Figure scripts
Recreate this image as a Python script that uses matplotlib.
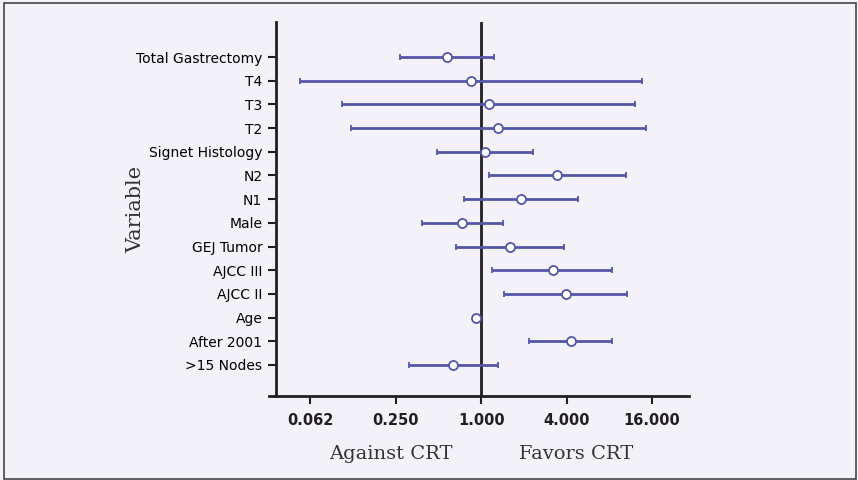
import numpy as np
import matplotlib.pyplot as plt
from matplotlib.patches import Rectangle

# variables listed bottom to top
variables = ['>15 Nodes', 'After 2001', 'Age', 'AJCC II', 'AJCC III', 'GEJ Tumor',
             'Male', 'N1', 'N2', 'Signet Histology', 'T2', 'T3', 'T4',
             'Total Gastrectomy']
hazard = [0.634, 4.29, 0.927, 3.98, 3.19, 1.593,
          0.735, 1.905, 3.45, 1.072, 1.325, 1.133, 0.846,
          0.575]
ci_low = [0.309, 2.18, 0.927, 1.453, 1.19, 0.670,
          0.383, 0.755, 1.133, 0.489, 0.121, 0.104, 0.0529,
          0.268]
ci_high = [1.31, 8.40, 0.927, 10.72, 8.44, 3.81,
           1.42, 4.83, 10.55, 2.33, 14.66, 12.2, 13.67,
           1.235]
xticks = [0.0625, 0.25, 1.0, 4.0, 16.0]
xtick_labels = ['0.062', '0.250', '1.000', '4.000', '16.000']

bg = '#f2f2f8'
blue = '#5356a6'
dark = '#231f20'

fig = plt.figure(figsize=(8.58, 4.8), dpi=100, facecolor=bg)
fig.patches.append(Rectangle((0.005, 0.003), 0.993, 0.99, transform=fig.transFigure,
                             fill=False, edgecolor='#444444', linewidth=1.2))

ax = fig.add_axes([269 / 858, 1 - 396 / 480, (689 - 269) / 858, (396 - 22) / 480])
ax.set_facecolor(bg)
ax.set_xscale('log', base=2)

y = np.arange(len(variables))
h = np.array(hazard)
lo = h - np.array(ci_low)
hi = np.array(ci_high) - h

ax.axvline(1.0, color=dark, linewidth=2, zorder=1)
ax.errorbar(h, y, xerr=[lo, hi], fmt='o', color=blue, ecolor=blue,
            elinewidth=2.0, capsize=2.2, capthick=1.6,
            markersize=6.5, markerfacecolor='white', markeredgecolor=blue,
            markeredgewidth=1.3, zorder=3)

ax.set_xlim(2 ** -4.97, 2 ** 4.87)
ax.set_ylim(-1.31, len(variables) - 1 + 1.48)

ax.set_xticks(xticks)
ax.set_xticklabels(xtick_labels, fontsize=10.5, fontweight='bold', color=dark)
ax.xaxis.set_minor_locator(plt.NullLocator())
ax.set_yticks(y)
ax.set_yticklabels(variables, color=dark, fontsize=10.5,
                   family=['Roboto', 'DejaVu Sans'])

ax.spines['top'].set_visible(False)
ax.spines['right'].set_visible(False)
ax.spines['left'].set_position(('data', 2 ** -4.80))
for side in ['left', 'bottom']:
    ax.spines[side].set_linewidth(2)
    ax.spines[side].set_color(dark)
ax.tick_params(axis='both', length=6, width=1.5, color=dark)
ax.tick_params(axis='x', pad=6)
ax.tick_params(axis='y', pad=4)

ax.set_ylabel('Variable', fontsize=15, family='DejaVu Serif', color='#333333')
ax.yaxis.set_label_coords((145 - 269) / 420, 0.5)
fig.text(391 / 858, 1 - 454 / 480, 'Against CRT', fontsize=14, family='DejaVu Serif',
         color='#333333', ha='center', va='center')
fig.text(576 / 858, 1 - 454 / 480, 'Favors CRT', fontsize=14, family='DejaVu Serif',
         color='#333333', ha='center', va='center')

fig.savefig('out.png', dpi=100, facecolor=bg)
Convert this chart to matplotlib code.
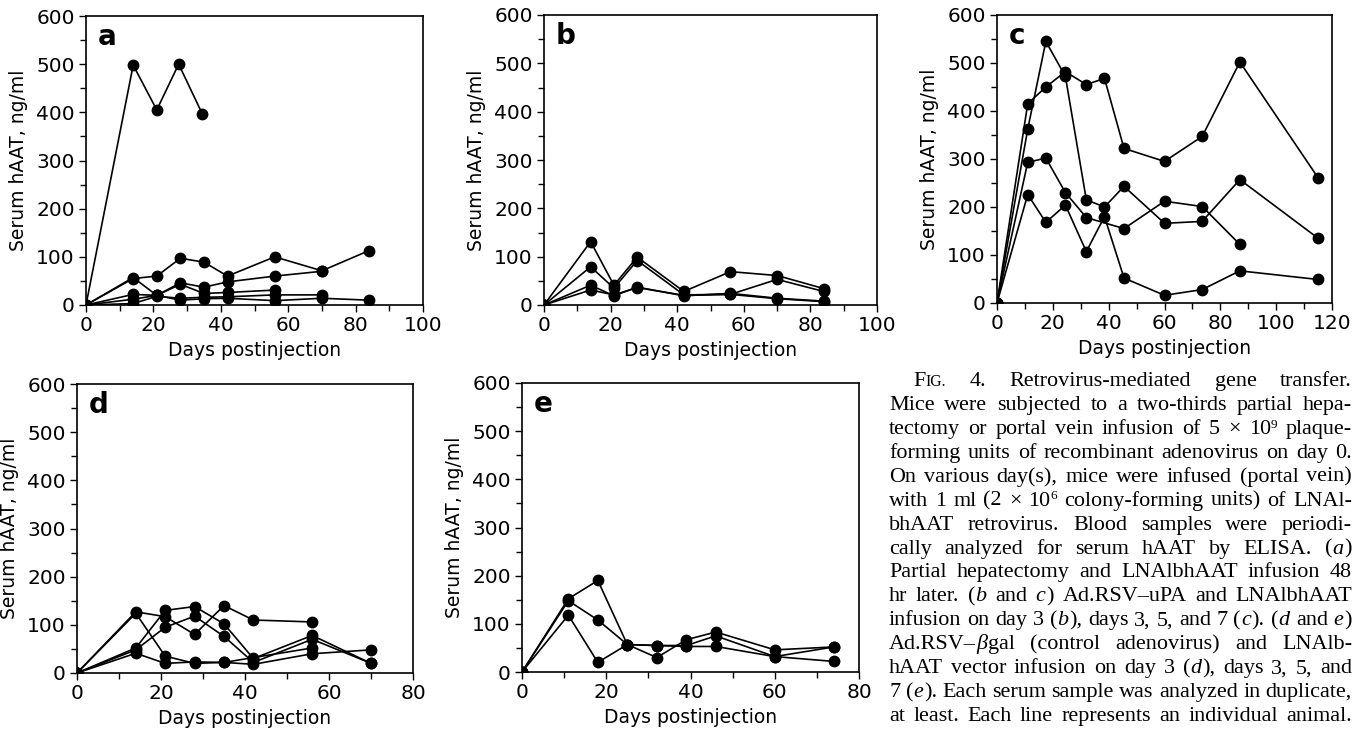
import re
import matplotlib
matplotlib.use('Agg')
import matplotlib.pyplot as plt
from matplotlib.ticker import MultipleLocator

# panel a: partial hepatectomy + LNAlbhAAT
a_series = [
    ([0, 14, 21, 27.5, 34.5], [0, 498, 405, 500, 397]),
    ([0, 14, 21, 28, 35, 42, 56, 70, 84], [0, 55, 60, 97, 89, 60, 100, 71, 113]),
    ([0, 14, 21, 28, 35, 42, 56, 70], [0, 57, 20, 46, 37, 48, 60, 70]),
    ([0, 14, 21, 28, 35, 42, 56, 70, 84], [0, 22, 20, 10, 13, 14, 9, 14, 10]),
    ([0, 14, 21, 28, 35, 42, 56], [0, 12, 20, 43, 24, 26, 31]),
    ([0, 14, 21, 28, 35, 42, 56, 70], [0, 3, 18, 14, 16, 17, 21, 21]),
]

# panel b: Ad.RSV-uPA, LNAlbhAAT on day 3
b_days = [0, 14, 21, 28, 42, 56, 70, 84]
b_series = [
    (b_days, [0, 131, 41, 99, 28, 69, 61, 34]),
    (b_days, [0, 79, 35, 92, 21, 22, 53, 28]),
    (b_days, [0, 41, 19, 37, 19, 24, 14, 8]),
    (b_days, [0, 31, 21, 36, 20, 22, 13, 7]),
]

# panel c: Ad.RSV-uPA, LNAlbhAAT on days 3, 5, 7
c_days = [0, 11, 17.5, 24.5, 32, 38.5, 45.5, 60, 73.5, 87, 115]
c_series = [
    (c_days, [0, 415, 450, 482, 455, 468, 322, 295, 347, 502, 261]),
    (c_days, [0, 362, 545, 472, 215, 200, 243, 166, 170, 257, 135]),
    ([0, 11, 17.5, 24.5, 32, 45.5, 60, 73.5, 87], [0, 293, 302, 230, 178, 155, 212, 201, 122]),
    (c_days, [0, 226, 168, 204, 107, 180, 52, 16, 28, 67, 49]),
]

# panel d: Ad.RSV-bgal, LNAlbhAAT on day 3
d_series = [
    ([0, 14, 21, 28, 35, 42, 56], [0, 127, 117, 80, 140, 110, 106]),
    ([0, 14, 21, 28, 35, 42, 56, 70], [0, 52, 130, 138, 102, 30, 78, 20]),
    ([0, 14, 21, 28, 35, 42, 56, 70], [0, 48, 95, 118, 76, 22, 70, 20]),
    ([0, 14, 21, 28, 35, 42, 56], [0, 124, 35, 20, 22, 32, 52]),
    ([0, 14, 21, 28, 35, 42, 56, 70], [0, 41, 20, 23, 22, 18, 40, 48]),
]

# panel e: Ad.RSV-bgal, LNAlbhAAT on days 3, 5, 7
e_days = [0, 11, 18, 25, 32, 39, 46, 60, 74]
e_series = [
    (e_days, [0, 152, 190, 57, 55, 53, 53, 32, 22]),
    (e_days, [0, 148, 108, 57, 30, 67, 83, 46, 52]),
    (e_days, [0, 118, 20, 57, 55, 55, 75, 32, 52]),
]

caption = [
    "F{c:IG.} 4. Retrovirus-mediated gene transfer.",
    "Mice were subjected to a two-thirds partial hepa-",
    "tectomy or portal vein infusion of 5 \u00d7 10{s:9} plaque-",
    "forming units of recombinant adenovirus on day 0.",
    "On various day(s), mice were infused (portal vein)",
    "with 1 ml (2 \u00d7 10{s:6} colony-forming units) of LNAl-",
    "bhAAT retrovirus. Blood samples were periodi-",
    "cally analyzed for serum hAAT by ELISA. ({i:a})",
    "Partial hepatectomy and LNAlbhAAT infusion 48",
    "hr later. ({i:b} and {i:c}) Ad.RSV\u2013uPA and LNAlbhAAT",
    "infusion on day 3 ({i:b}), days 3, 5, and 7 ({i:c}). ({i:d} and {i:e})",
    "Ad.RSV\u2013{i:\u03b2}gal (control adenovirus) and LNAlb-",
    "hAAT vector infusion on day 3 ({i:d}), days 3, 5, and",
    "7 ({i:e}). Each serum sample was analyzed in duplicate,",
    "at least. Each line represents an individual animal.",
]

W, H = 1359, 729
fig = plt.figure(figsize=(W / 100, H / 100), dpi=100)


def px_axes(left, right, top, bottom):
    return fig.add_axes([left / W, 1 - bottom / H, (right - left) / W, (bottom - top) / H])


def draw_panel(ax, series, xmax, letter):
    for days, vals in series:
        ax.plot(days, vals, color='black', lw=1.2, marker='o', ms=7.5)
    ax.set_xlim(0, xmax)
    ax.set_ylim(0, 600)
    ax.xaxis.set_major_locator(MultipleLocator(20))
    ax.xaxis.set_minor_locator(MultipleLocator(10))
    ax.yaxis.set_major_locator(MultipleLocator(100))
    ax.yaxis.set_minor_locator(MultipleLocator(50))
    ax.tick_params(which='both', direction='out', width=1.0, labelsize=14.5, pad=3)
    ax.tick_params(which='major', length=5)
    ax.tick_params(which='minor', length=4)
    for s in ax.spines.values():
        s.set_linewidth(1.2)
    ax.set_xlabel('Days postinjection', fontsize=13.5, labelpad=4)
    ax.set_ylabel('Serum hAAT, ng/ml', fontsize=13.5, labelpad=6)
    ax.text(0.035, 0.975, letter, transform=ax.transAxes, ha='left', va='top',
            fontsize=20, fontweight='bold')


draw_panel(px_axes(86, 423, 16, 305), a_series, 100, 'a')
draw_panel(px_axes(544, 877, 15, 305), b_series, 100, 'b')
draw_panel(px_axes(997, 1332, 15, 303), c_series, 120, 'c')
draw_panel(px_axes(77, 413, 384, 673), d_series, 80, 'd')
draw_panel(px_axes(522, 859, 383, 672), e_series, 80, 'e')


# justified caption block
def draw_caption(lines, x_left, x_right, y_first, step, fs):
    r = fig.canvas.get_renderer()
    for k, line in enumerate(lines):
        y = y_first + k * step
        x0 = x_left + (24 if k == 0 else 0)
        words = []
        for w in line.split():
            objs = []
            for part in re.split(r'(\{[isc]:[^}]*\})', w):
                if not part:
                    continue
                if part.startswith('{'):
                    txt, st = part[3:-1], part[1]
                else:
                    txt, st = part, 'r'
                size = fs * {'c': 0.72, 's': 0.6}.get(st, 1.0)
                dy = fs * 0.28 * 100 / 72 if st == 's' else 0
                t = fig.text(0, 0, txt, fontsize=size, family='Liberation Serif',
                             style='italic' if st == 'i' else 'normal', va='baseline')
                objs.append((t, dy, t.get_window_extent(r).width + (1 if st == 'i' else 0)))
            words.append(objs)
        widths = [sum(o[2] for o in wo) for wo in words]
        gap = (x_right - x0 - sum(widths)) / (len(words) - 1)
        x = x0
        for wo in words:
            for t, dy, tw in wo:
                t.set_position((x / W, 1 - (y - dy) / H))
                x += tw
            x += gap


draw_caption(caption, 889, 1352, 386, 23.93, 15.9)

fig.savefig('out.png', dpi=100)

• Exercise objective
Up to and including the line with "hi = np.array(ci_high) - h", copy the data above from its first line. Skip pictures.

• Result
Recreate this image as a Python script that uses matplotlib.
import numpy as np
import matplotlib.pyplot as plt
from matplotlib.patches import Rectangle

# variables listed bottom to top
variables = ['>15 Nodes', 'After 2001', 'Age', 'AJCC II', 'AJCC III', 'GEJ Tumor',
             'Male', 'N1', 'N2', 'Signet Histology', 'T2', 'T3', 'T4',
             'Total Gastrectomy']
hazard = [0.634, 4.29, 0.927, 3.98, 3.19, 1.593,
          0.735, 1.905, 3.45, 1.072, 1.325, 1.133, 0.846,
          0.575]
ci_low = [0.309, 2.18, 0.927, 1.453, 1.19, 0.670,
          0.383, 0.755, 1.133, 0.489, 0.121, 0.104, 0.0529,
          0.268]
ci_high = [1.31, 8.40, 0.927, 10.72, 8.44, 3.81,
           1.42, 4.83, 10.55, 2.33, 14.66, 12.2, 13.67,
           1.235]
xticks = [0.0625, 0.25, 1.0, 4.0, 16.0]
xtick_labels = ['0.062', '0.250', '1.000', '4.000', '16.000']

bg = '#f2f2f8'
blue = '#5356a6'
dark = '#231f20'

fig = plt.figure(figsize=(8.58, 4.8), dpi=100, facecolor=bg)
fig.patches.append(Rectangle((0.005, 0.003), 0.993, 0.99, transform=fig.transFigure,
                             fill=False, edgecolor='#444444', linewidth=1.2))

ax = fig.add_axes([269 / 858, 1 - 396 / 480, (689 - 269) / 858, (396 - 22) / 480])
ax.set_facecolor(bg)
ax.set_xscale('log', base=2)

y = np.arange(len(variables))
h = np.array(hazard)
lo = h - np.array(ci_low)
hi = np.array(ci_high) - h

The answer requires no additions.